Introduction
While V/f control is very good for many applications, it is not well
suited to applications that require higher dynamic performance,
applications where the motor runs at very low speeds, or applications
that require direct control of motor torque rather than motor frequency.
Sensorless Vector control was developed to improve these short comings
in performance of V/f by improving speed regulation, low speed and
starting torque, and dynamic performance.
Objectives
The main objective of this lab is to begin looking at ways to improve
the speed and torque performance of an AC drive by making changes to the
volts per hertz control of the AC drive. The 3 methods you will explore
in the lab are the effects of adding a boost to improve the very low
frequency performance, the effect of adding slip compensation which
attempts to improve the speed regulation, and running the drive in
Sensorless Vector mode to show how it compares to running the drive in
Volts per Hertz mode from the last lab.
Prelab
Each student must complete a prelab to hand in at the beginning of
your laboratory section. You must have completed all actions of the
prelab before being allowed to participate in the Lab. The laboratory is
usually completed in pairs, so please try and find a partner in the same
lab section as you. See the laboratory schedule on eClass to make sure
you show up to the correct time and place.
Prelab Reading
Review the safety information as well and equipment specifications
for this laboratory by viewing the following information:
- Look at equipment pages to familiarize yourself with the equipment
listed below that is used in Lab 3. Note that there are links to the pdf
user manuals available.
- Read over the entire lab manual so you understand what you will be
undertaking during the lab.
- Make sure you print the Results
Sheet to bring to the lab.
- Read the Safety
Page to familarize yourself with the laboratory rules and
dangers.
- Read
AC Drive PWM Control Techniques to familiarize yourself with the
different control techniques for induction motors.
Pre-lab
Questions
- Which parameter do you modify so the AC Drive will operate with slip
compensation enabled?
- What parameter monitors the slip RPM?
- How do you do a Rotate Tune? Which parameters are effected and in
what Torque Performance Modes are these parameters used?
- From the
AC Drive PWM Control Techniques handout, what are the four basic
types of control for AC drives today?
Experimental
Procedure
Setup
- Wire the AC Drive/Machine setup the same way you did in lab 1 and 2
as shown in the diagram above.
- Use the shielded safety banana leads (available on the wall).

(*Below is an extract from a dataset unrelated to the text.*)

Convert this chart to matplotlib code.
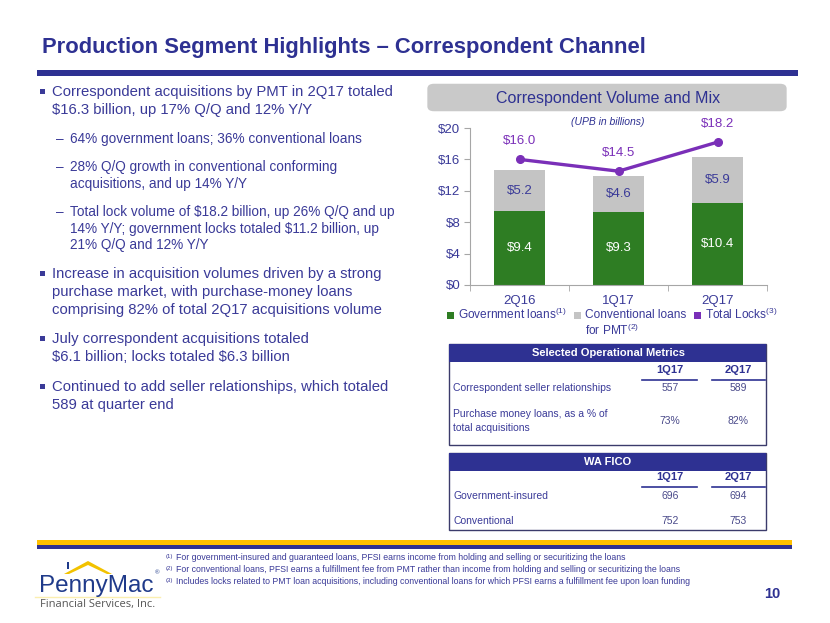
import matplotlib
matplotlib.use('Agg')
import matplotlib.pyplot as plt
from matplotlib.patches import Rectangle, FancyBboxPatch, Polygon
from matplotlib.lines import Line2D

plt.rcParams['font.family'] = ['Liberation Sans', 'DejaVu Sans']
plt.rcParams['mathtext.fontset'] = 'custom'
plt.rcParams['mathtext.rm'] = 'Liberation Sans'
plt.rcParams['mathtext.it'] = 'Liberation Sans:italic'

NAVY = '#2E3192'
TXT = '#3A3A98'
GREEN = '#2E7D23'
GRAY = '#C4C4C4'
PURPLE = '#7A2FB8'
AXC = '#A6A6A6'

# chart data (UPB in billions)
quarters = ['2Q16', '1Q17', '2Q17']
gov_loans = [9.4, 9.3, 10.4]
conv_loans = [5.2, 4.6, 5.9]
total_locks = [16.0, 14.5, 18.2]
yticks = [0, 4, 8, 12, 16, 20]

# table data
metric_cols = ['1Q17', '2Q17']
seller_rel = [557, 589]
purchase_pct = [73, 82]
fico_gov = [696, 694]
fico_conv = [752, 753]

W, H = 830, 623
fig = plt.figure(figsize=(W / 100, H / 100), dpi=100)


def fx(x):
    return x / W


def fy(y):
    return 1 - y / H


def t(x, y, s, **kw):
    kw.setdefault('color', TXT)
    kw.setdefault('va', 'center')
    kw.setdefault('parse_math', False)
    fig.text(fx(x), fy(y), s, **kw)


def rect(x0, y0, x1, y1, **kw):
    fig.patches.append(Rectangle((fx(x0), fy(y1)), fx(x1) - fx(x0), fy(y0) - fy(y1),
                                 transform=fig.transFigure, **kw))


def hline(x0, x1, y, **kw):
    fig.lines.append(Line2D([fx(x0), fx(x1)], [fy(y), fy(y)], transform=fig.transFigure, **kw))


# title and rules
t(42, 47, 'Production Segment Highlights \u2013 Correspondent Channel', fontsize=15.8,
  fontweight='bold', color=NAVY)
rect(37, 70, 798, 75.5, color=NAVY, lw=0)
rect(37, 540, 792, 545, color='#FFC000', lw=0)
rect(37, 545, 792, 549, color=NAVY, lw=0)

# left bullet text
bullets = [
    (92, ['Correspondent acquisitions by PMT in 2Q17 totaled',
          '$16.3 billion, up 17% Q/Q and 12% Y/Y']),
    (274, ['Increase in acquisition volumes driven by a strong',
           'purchase market, with purchase-money loans',
           'comprising 82% of total 2Q17 acquisitions volume']),
    (339, ['July correspondent acquisitions totaled',
           '$6.1 billion; locks totaled $6.3 billion']),
    (387, ['Continued to add seller relationships, which totaled',
           '589 at quarter end']),
]
subs = [
    (139, ['64% government loans; 36% conventional loans']),
    (167, ['28% Q/Q growth in conventional conforming',
           'acquisitions, and up 14% Y/Y']),
    (212, ['Total lock volume of $18.2 billion, up 26% Q/Q and up',
           '14% Y/Y; government locks totaled $11.2 billion, up',
           '21% Q/Q and 12% Y/Y']),
]
for y0, lines in bullets:
    rect(40, y0 - 3, 45, y0 + 2, color=TXT, lw=0)
    for i, s in enumerate(lines):
        t(52, y0 + i * 18, s, fontsize=10.7)
for y0, lines in subs:
    t(56, y0, '\u2013', fontsize=9.8)
    for i, s in enumerate(lines):
        t(70, y0 + i * 16.7, s, fontsize=9.8)

# chart title box
fig.patches.append(FancyBboxPatch((fx(429), fy(110)), fx(356), 25 / H,
                                  boxstyle='round,pad=0.002,rounding_size=0.008',
                                  transform=fig.transFigure, color='#C9C9C9', lw=0))
t(608, 98, 'Correspondent Volume and Mix', fontsize=11.5, color=NAVY, ha='center')
t(608, 122, '(UPB in billions)', fontsize=7.5, color=NAVY, ha='center', style='italic')

# chart
ax = fig.add_axes([fx(470), fy(285), fx(297), 157 / H])
x = list(range(len(quarters)))
ax.bar(x, gov_loans, width=0.525, color=GREEN, zorder=2)
ax.bar(x, conv_loans, width=0.525, bottom=gov_loans, color=GRAY, zorder=2)
ax.plot(x, total_locks, color=PURPLE, lw=2.4, marker='o', ms=5.5, zorder=3)
for i in x:
    ax.text(i, gov_loans[i] / 2, f'${gov_loans[i]:.1f}', ha='center', va='center',
            color='white', fontsize=9.5)
    ax.text(i, gov_loans[i] + conv_loans[i] / 2, f'${conv_loans[i]:.1f}', ha='center',
            va='center', color=TXT, fontsize=9.5)
    ax.annotate(f'${total_locks[i]:.1f}', (i, total_locks[i]), xytext=(0, 9),
                textcoords='offset points', ha='center', va='bottom', color=PURPLE,
                fontsize=9.5, annotation_clip=False)
ax.set_xlim(-0.5, 2.5)
ax.set_ylim(0, 20)
ax.set_yticks(yticks)
ax.set_yticklabels([f'${v}' for v in yticks])
ax.set_xticks(x)
ax.set_xticklabels(quarters)
ax.set_xticks([-0.5, 0.5, 1.5, 2.5], minor=True)
ax.tick_params(axis='x', which='major', length=0, pad=7, labelsize=9.5, labelcolor=TXT)
ax.tick_params(axis='x', which='minor', length=4, color=AXC)
ax.tick_params(axis='y', length=4, color=AXC, labelsize=9.5, labelcolor=TXT, pad=3)
for side in ['top', 'right']:
    ax.spines[side].set_visible(False)
for side in ['left', 'bottom']:
    ax.spines[side].set_color(AXC)
ax.set_facecolor('none')

# legend
leg = [(450, GREEN, 'Government loans$^{(1)}$'),
       (577, GRAY, 'Conventional loans'),
       (697, PURPLE, 'Total Locks$^{(3)}$')]
for lx, c, s in leg:
    rect(lx - 3.5, 311.5, lx + 3.5, 318.5, color=c, lw=0)
    t(lx + 8, 314.5, s, fontsize=8.6, parse_math=True)
t(585, 330, 'for PMT$^{(2)}$', fontsize=8.6, parse_math=True)


# tables
def table(top, hb, bottom, title, head_y, rows):
    rect(449, top, 766, bottom, fill=False, ec='#3B3B6B', lw=1)
    rect(449, top, 766, hb, color=NAVY, lw=0)
    t(608, (top + hb) / 2, title, color='white', fontsize=8, fontweight='bold', ha='center')
    for cx, c, (u0, u1) in zip([670, 738], metric_cols, [(642, 697), (712, 765)]):
        t(cx, head_y, c, fontsize=8, fontweight='bold', color=NAVY, ha='center')
        hline(u0, u1, head_y + 10, color=NAVY, lw=1.2)
    for label_lines, vals, y in rows:
        n = len(label_lines)
        for j, s in enumerate(label_lines):
            t(453, y + (j - (n - 1) / 2) * 14, s, fontsize=7.5)
        for cx, v in zip([670, 738], vals):
            t(cx, y, v, fontsize=7.5, color='#4A4A8A', ha='center')


table(344, 362, 445, 'Selected Operational Metrics', 370,
      [(['Correspondent seller relationships'], [str(v) for v in seller_rel], 388),
       (['Purchase money loans, as a % of', 'total acquisitions'],
        [f'{v}%' for v in purchase_pct], 421)])
table(453, 471, 530, 'WA FICO', 477,
      [(['Government-insured'], [str(v) for v in fico_gov], 496),
       (['Conventional'], [str(v) for v in fico_conv], 521)])

# footnotes
notes = ['For government-insured and guaranteed loans, PFSI earns income from holding and selling or securitizing the loans',
         'For conventional loans, PFSI earns a fulfillment fee from PMT rather than income from holding and selling or securitizing the loans',
         'Includes locks related to PMT loan acquisitions, including conventional loans for which PFSI earns a fulfillment fee upon loan funding']
for i, s in enumerate(notes):
    y = 558 + i * 12
    t(166, y - 1.5, f'({i + 1})', fontsize=4.3)
    t(176, y, s, fontsize=6.3)

# logo
fig.patches.append(Polygon([(fx(64), fy(574)), (fx(88), fy(561)), (fx(112), fy(574)),
                            (fx(107), fy(574)), (fx(88), fy(565)), (fx(69), fy(574))],
                           closed=True, transform=fig.transFigure, color='#F2C200', lw=0))
rect(67, 562, 69, 569, color='#1F3A8A', lw=0)
t(39, 586, 'PennyMac', fontsize=17.5, color='#1F3A8A')
t(155, 573, '\u00ae', fontsize=4.5, color='#1F3A8A')
hline(35, 160, 597, color='#FBEFB0', lw=1)
t(40, 605, 'Financial Services, Inc.', fontsize=8, color='#555555',
  family=['Open Sans', 'Liberation Sans'])

t(772, 594, '10', fontsize=10.5, fontweight='bold', color=NAVY, ha='center')

fig.savefig('out.png', dpi=100)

- Using the appropriate color banana leads, connect the supply
terminals A, B, C and GND of the
3 Phase Power Supply to the input terminals R,
S, T and GND of the Powerflex 70 AC
Drive.
- Using the appropriate color banana leads, connect the output
terminals U, V and W of the Powerflex 70
AC Drive to the input terminals X, Y and
Z of the Allen-bradley Induction Machine. Also make
sure you connect the Allen-bradley Induction Machine to earth
ground.
- Wire the DC Drive/Machine setup the same way you did in lab 1 and 2
as shown in the diagram above.
- Use the shielded safety banana leads (available on the wall).
- Plug in the PLX15 DC Drive control power supply available
on the right side of the unit to a standard 120V recepticle. (this
supply needs to be maintained at all times during drive operation)
- Using the appropriate color banana leads, connect the supply
terminals A, B, C and GND of the 3 Phase Power
Supply to input terminals L1, L2, L3 and GND of
the PLX15 DC Drive, respectively.
- Using the appropriate color banana leads, connect the armature
output terminals A+ and A- of the PLX15 DC
Drive to the armature terminals +A1 and -A2 of
the Baldor PMDC Machine, respectively. Also make sure you
connect the Baldor PMDC Machine to earth ground.
- Setup the Fluke 43B the same way you did in Lab 1 and 2.
- Plug it in using the supplied adaptor.
- Connect the voltage test leads with 4mm test probes.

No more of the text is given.